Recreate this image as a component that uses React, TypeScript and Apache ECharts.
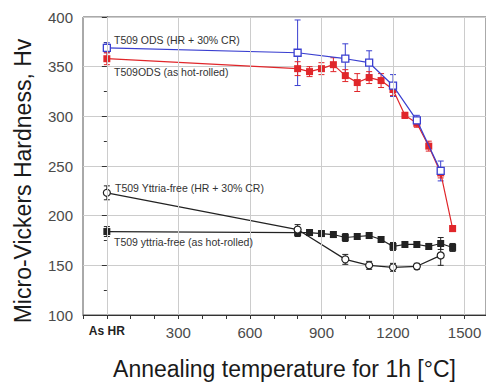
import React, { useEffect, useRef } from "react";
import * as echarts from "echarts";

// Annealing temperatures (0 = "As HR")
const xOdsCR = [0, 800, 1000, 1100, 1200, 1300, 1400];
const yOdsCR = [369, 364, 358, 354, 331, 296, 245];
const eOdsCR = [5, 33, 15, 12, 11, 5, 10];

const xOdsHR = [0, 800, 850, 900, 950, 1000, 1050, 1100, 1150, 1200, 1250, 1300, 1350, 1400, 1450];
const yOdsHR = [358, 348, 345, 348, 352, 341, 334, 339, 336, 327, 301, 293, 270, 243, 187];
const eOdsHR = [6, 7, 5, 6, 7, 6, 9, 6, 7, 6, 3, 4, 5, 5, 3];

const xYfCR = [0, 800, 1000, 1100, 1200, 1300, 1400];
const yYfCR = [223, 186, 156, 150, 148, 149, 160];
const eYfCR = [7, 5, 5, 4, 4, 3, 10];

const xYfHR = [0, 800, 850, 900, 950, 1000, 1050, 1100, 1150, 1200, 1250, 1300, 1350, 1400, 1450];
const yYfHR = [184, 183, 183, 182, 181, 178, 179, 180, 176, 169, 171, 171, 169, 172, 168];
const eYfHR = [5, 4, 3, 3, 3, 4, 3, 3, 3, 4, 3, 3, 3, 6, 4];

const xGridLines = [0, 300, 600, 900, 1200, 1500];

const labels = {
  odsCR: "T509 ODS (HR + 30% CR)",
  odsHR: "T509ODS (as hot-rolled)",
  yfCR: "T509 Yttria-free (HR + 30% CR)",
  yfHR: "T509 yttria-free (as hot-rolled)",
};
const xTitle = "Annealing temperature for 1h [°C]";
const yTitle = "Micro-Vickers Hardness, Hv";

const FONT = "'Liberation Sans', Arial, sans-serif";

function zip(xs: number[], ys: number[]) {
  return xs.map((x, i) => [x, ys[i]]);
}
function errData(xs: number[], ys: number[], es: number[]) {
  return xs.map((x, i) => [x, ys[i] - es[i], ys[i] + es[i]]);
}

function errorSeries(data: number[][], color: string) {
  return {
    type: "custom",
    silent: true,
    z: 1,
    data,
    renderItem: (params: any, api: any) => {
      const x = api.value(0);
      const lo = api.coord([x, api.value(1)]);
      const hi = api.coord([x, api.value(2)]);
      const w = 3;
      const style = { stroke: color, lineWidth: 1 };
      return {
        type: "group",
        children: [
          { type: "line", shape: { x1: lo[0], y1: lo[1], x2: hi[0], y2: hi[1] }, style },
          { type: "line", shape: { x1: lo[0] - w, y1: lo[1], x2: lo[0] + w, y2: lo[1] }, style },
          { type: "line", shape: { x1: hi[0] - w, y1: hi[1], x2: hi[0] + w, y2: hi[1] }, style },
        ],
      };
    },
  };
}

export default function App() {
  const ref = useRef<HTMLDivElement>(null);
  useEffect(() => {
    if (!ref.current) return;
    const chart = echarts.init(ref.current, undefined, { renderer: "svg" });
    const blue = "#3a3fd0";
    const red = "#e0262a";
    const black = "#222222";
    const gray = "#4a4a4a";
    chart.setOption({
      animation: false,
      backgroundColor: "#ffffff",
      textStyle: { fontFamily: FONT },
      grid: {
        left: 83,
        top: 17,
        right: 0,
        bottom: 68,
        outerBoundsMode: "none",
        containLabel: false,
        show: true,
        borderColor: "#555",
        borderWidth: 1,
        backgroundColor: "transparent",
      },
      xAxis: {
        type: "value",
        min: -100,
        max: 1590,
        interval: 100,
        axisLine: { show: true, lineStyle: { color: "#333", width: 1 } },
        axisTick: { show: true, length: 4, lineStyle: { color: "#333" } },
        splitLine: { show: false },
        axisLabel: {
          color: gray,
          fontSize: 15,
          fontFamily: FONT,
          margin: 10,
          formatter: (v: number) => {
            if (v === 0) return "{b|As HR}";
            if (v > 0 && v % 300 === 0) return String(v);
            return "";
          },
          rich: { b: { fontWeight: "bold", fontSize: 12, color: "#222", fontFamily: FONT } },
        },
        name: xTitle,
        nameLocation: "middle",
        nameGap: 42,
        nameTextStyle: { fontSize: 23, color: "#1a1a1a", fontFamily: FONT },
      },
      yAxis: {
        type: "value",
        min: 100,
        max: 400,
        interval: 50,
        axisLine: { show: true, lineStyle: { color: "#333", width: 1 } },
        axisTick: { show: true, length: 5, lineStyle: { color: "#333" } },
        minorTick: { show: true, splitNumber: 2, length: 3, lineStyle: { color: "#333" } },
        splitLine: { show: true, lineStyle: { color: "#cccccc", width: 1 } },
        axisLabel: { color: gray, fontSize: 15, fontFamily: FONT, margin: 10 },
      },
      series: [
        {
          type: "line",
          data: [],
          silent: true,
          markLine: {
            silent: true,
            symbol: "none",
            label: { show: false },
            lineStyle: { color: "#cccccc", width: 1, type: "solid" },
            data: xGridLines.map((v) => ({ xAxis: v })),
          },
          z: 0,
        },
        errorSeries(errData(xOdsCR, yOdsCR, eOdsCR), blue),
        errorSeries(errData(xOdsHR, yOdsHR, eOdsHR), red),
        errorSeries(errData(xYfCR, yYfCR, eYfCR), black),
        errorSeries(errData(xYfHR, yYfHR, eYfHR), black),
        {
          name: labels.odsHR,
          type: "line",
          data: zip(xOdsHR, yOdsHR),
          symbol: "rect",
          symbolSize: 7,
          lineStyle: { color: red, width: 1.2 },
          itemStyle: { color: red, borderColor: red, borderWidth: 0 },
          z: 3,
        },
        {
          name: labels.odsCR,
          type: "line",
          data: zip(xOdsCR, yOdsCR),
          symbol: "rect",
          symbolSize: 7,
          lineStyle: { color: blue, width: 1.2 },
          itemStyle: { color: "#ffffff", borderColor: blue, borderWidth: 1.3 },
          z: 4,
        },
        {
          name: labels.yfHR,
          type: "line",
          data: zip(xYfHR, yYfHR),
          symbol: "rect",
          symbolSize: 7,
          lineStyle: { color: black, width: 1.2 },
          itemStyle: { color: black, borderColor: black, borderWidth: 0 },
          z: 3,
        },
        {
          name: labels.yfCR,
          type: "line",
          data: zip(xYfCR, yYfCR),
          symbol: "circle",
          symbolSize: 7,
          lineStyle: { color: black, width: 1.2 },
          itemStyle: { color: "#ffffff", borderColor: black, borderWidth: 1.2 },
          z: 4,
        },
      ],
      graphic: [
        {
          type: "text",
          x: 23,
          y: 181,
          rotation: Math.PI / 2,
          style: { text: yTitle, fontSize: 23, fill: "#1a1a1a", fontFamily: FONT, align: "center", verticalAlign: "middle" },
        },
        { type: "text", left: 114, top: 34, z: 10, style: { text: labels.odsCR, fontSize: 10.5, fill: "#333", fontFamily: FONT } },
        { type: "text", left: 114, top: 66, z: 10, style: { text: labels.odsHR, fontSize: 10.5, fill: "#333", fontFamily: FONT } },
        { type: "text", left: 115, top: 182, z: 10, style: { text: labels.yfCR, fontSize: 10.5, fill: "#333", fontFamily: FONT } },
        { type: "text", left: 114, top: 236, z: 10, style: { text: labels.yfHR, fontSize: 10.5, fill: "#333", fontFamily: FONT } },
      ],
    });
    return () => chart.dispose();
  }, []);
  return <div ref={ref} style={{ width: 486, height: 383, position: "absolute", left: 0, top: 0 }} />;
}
- - -
Your task ->
With the pictures left out, restate word for word every line of the data above, from the first down to the line that contains "3, 4, 5, 5, 3];".

Output ->
Recreate this image as a component that uses React, TypeScript and Apache ECharts.
import React, { useEffect, useRef } from "react";
import * as echarts from "echarts";

// Annealing temperatures (0 = "As HR")
const xOdsCR = [0, 800, 1000, 1100, 1200, 1300, 1400];
const yOdsCR = [369, 364, 358, 354, 331, 296, 245];
const eOdsCR = [5, 33, 15, 12, 11, 5, 10];

const xOdsHR = [0, 800, 850, 900, 950, 1000, 1050, 1100, 1150, 1200, 1250, 1300, 1350, 1400, 1450];
const yOdsHR = [358, 348, 345, 348, 352, 341, 334, 339, 336, 327, 301, 293, 270, 243, 187];
const eOdsHR = [6, 7, 5, 6, 7, 6, 9, 6, 7, 6, 3, 4, 5, 5, 3];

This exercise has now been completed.